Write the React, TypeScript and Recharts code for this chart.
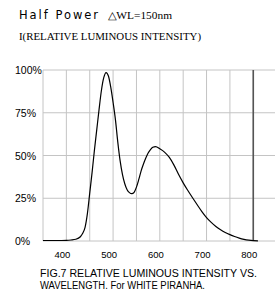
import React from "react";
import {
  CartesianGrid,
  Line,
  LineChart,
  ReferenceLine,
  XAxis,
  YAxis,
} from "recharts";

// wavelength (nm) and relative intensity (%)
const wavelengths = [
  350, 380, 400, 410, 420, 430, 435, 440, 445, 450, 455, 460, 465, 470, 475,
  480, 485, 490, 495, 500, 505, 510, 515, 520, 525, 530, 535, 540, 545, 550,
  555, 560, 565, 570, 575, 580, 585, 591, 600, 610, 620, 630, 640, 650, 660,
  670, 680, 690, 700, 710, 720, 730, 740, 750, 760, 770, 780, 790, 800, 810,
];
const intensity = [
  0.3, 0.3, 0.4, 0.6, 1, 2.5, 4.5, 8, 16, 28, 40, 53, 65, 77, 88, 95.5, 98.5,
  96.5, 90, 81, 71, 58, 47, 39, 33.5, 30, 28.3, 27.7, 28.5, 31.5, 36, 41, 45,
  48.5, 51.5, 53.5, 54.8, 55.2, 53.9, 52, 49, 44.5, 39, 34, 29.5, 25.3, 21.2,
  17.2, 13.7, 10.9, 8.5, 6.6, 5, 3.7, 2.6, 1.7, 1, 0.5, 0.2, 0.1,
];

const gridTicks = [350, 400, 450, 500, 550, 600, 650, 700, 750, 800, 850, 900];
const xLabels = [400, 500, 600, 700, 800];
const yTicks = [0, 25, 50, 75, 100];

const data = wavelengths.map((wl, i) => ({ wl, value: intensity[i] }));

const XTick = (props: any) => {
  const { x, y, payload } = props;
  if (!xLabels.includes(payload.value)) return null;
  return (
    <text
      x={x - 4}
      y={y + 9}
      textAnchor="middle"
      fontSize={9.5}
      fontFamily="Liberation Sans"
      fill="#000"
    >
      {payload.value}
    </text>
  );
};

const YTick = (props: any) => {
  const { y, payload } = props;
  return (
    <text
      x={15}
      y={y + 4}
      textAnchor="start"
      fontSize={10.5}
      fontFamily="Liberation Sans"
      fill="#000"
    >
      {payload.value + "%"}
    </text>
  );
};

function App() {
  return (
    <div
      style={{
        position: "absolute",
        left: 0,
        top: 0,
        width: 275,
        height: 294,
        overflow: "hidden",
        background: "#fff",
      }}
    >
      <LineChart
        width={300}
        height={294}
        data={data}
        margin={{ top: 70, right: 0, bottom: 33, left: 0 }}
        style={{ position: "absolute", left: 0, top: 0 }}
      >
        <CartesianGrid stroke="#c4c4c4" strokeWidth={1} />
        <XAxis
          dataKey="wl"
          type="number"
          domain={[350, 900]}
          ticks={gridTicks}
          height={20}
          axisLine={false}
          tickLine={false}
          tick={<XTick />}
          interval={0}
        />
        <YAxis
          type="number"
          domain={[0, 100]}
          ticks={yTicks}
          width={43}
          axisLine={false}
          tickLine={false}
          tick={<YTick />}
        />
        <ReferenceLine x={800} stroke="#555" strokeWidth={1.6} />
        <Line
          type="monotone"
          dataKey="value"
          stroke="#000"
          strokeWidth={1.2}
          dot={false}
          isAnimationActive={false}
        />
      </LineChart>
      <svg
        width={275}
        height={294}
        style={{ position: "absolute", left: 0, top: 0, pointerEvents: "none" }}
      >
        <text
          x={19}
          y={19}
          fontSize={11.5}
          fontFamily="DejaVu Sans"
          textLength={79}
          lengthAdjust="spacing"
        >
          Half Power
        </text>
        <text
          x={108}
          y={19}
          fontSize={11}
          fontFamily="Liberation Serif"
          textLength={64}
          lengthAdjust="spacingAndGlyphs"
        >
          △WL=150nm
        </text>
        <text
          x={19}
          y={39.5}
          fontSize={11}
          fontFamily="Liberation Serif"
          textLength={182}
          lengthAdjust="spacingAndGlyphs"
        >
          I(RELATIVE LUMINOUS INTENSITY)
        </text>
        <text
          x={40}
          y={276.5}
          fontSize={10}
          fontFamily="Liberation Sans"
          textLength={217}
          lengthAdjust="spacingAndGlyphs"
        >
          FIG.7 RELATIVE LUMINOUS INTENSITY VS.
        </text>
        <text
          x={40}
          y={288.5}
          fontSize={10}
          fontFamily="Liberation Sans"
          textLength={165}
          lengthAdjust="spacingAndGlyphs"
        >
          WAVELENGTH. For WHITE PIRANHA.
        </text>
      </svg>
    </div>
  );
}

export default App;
□ □ □ □ □ □ □
Exercise brief
Transcribe the listing above verbatim. Omit the pictures.

The output
Write the React, TypeScript and Recharts code for this chart.
import React from "react";
import {
  CartesianGrid,
  Line,
  LineChart,
  ReferenceLine,
  XAxis,
  YAxis,
} from "recharts";

// wavelength (nm) and relative intensity (%)
const wavelengths = [
  350, 380, 400, 410, 420, 430, 435, 440, 445, 450, 455, 460, 465, 470, 475,
  480, 485, 490, 495, 500, 505, 510, 515, 520, 525, 530, 535, 540, 545, 550,
  555, 560, 565, 570, 575, 580, 585, 591, 600, 610, 620, 630, 640, 650, 660,
  670, 680, 690, 700, 710, 720, 730, 740, 750, 760, 770, 780, 790, 800, 810,
];
const intensity = [
  0.3, 0.3, 0.4, 0.6, 1, 2.5, 4.5, 8, 16, 28, 40, 53, 65, 77, 88, 95.5, 98.5,
  96.5, 90, 81, 71, 58, 47, 39, 33.5, 30, 28.3, 27.7, 28.5, 31.5, 36, 41, 45,
  48.5, 51.5, 53.5, 54.8, 55.2, 53.9, 52, 49, 44.5, 39, 34, 29.5, 25.3, 21.2,
  17.2, 13.7, 10.9, 8.5, 6.6, 5, 3.7, 2.6, 1.7, 1, 0.5, 0.2, 0.1,
];

const gridTicks = [350, 400, 450, 500, 550, 600, 650, 700, 750, 800, 850, 900];
const xLabels = [400, 500, 600, 700, 800];
const yTicks = [0, 25, 50, 75, 100];

const data = wavelengths.map((wl, i) => ({ wl, value: intensity[i] }));

const XTick = (props: any) => {
  const { x, y, payload } = props;
  if (!xLabels.includes(payload.value)) return null;
  return (
    <text
      x={x - 4}
      y={y + 9}
      textAnchor="middle"
      fontSize={9.5}
      fontFamily="Liberation Sans"
      fill="#000"
    >
      {payload.value}
    </text>
  );
};

const YTick = (props: any) => {
  const { y, payload } = props;
  return (
    <text
      x={15}
      y={y + 4}
      textAnchor="start"
      fontSize={10.5}
      fontFamily="Liberation Sans"
      fill="#000"
    >
      {payload.value + "%"}
    </text>
  );
};

function App() {
  return (
    <div
      style={{
        position: "absolute",
        left: 0,
        top: 0,
        width: 275,
        height: 294,
        overflow: "hidden",
        background: "#fff",
      }}
    >
      <LineChart
        width={300}
        height={294}
        data={data}
        margin={{ top: 70, right: 0, bottom: 33, left: 0 }}
        style={{ position: "absolute", left: 0, top: 0 }}
      >
        <CartesianGrid stroke="#c4c4c4" strokeWidth={1} />
        <XAxis
          dataKey="wl"
          type="number"
          domain={[350, 900]}
          ticks={gridTicks}
          height={20}
          axisLine={false}
          tickLine={false}
          tick={<XTick />}
          interval={0}
        />
        <YAxis
          type="number"
          domain={[0, 100]}
          ticks={yTicks}
          width={43}
          axisLine={false}
          tickLine={false}
          tick={<YTick />}
        />
        <ReferenceLine x={800} stroke="#555" strokeWidth={1.6} />
        <Line
          type="monotone"
          dataKey="value"
          stroke="#000"
          strokeWidth={1.2}
          dot={false}
          isAnimationActive={false}
        />
      </LineChart>
      <svg
        width={275}
        height={294}
        style={{ position: "absolute", left: 0, top: 0, pointerEvents: "none" }}
      >
        <text
          x={19}
          y={19}
          fontSize={11.5}
          fontFamily="DejaVu Sans"
          textLength={79}
          lengthAdjust="spacing"
        >
          Half Power
        </text>
        <text
          x={108}
          y={19}
          fontSize={11}
          fontFamily="Liberation Serif"
          textLength={64}
          lengthAdjust="spacingAndGlyphs"
        >
          △WL=150nm
        </text>
        <text
          x={19}
          y={39.5}
          fontSize={11}
          fontFamily="Liberation Serif"
          textLength={182}
          lengthAdjust="spacingAndGlyphs"
        >
          I(RELATIVE LUMINOUS INTENSITY)
        </text>
        <text
          x={40}
          y={276.5}
          fontSize={10}
          fontFamily="Liberation Sans"
          textLength={217}
          lengthAdjust="spacingAndGlyphs"
        >
          FIG.7 RELATIVE LUMINOUS INTENSITY VS.
        </text>
        <text
          x={40}
          y={288.5}
          fontSize={10}
          fontFamily="Liberation Sans"
          textLength={165}
          lengthAdjust="spacingAndGlyphs"
        >
          WAVELENGTH. For WHITE PIRANHA.
        </text>
      </svg>
    </div>
  );
}

export default App;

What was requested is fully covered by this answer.